### Imports

In [30]:
import os
import pdfplumber
import openai
from qdrant_client.http.models import Distance, VectorParams
from qdrant_client.http.models import PointStruct
from qdrant_client import QdrantClient
from qdrant_client.http import models
from dotenv import load_dotenv

load_dotenv('./.env')

True

### Parse document

In [31]:
fulltext = ""
with pdfplumber.open("/Users/alex/Documents/MBIT/MBIT_PROYECTOS/CV-Insights-Project/data/99433371.pdf") as pdf:
    # loop over all the pages
    for page in pdf.pages:
        fulltext += page.extract_text()

In [32]:
text = fulltext

chunks = []
while len(text) > 500:
    last_period_index = text[:500].rfind('.')
    if last_period_index == -1:
        last_period_index = 500
    chunks.append(text[:last_period_index])
    text = text[last_period_index+1:]
chunks.append(text)

In [33]:
chunks[1]

'\nConstruction Jul 2005 to Jan 2006\nCompany Name ï¼\u200b City , State\nExtensive remodeling project.\nNov 2004\nCompany Name ï¼\u200b City , State\ninternship supporting interior design/project teams, researching materials, and organizing the materials resource library.\nAccounts Payable Assistant Jan 1999 to Jan 2000\nCompany Name ï¼\u200b City , State\nHandling petty cash, data entry, payroll distribution, and other administrative duties'

### Qdrant connection

In [34]:
url = os.getenv("QDRANT_URL")
api_key = os.getenv("QDRANT_API_KEY")
port = 6333

qdrant_client = QdrantClient(
    url=url,
    port=port,
    api_key=api_key,
)

qdrant_client.recreate_collection(
    collection_name="demo",
    vectors_config=models.VectorParams(size=1536, distance=models.Distance.COSINE),
)

True

### Generate embeddings

In [35]:
points = []
i = 1
for chunk in chunks:
    i += 1
    
    embeddings = openai.embeddings.create(
        input=chunk,
        model="text-embedding-3-small"
    ).data[0].embedding

    points.append(PointStruct(id=i, vector=embeddings, payload={"text": chunk}))

### Index the embeddings

In [36]:
operation_info = qdrant_client.upsert(
    collection_name="demo",
    wait=True,
    points=points
)

### Query index

In [37]:
def create_answer_with_context(query):
    embeddings = openai.embeddings.create(
        input=query,
        model="text-embedding-3-small"
    ).data[0].embedding

    search_result = qdrant_client.search(
        collection_name="demo",
        query_vector=embeddings, 
        limit=3
    )

    prompt = """You are a helpful HR assistant who answers 
                questions in brief based on the context below.
                All pdfs are CVs.
 
                Context:\n"""
    for result in search_result:
        prompt += result.payload['text'] + "\n---\n"
    prompt += "Question:" + query + "\n---\n" + "Answer:"

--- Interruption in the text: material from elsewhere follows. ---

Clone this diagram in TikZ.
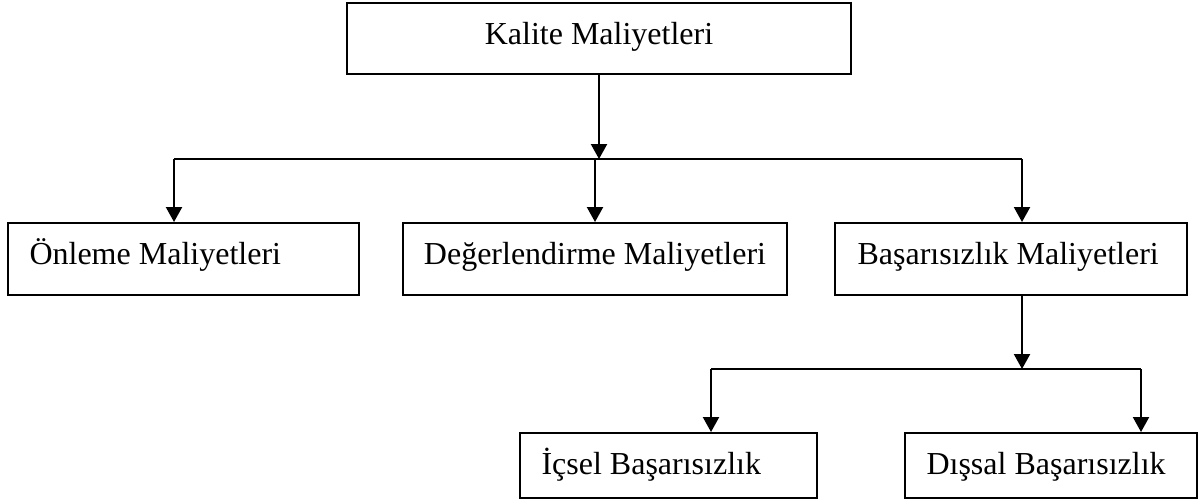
\documentclass[tikz,border=0pt]{standalone}
\usepackage{fontspec}
\setmainfont{Liberation Serif}
\usetikzlibrary{arrows.meta}

\begin{document}
\begin{tikzpicture}[x=0.375pt,y=-0.375pt,
		box/.style={draw,line width=0.75pt,inner sep=0pt},
		lbl/.style={inner sep=0pt,font=\fontsize{12}{14}\selectfont},
		arr/.style={line width=0.75pt,-{Triangle[width=6pt,length=5.6pt]}}]
				\useasboundingbox (0,0) rectangle (1201,503);
				\foreach \n/\x/\y/\w/\h in
				{K/599/38.5/504/71, O/183.5/259/351/72, D/595/259/384/72,
				 B/1011/259/352/72, I/668.5/465.5/297/65, S/1051/465.5/292/65}{
					\node[box,minimum width=\w*0.375pt,minimum height=\h*0.375pt] (\n) at (\x,\y) {};
				}
				
				% texts
				\node[lbl,anchor=base] (Kt) at (599,44) {Kalite Maliyetleri};
				\node[lbl,anchor=base west] (Ot) at (29,264) {Önleme Maliyetleri};
				\node[lbl,anchor=base] (Dt) at (595,264) {Değerlendirme Maliyetleri};
				\node[lbl,anchor=base west] (Bt) at (857,264) {Başarısızlık Maliyetleri};
				\node[lbl,anchor=base west] (It) at (541,474) {İçsel Başarısızlık};
				\node[lbl,anchor=base west] (St) at (926,474) {Dışsal Başarısızlık};
				
				% branch lines
				\coordinate (L1) at (174,159);
				\coordinate (R1) at (1022,159);
				\coordinate (L2) at (711,369);
				\coordinate (R2) at (1141,369);
				\draw[line width=0.75pt] (L1) -- (R1);
				\draw[line width=0.75pt] (L2) -- (R2);
				
				\draw[arr] (K.south) -- (K.south |- L1);
				\foreach \a/\b in {L1/O, R1/B, L2/I, R2/S}{
					\draw[arr] (\a) -- (\a |- \b.north);
				}
				\draw[arr] (D.north |- L1) -- (D.north);
				\draw[arr] (R1 |- B.south) -- (R1 |- L2);
			\end{tikzpicture}
\end{document}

    completion = openai.chat.completions.create(
        model="gpt-4-0125-preview",
        messages=[
            {"role": "user", "content": prompt}
        ]
    )

    return completion.choices[0].message.content

In [38]:
input = "Where did this candidate go to school?"
answer = create_answer_with_context(input)
print(answer)

The candidate went to school at the University of Oregon and the University of Washington.


In [39]:
input = "When did Daniel shift to Machine Learning?"
answer = create_answer_with_context(input)
print(answer)

There is no information about Daniel shifting to Machine Learning in the provided context.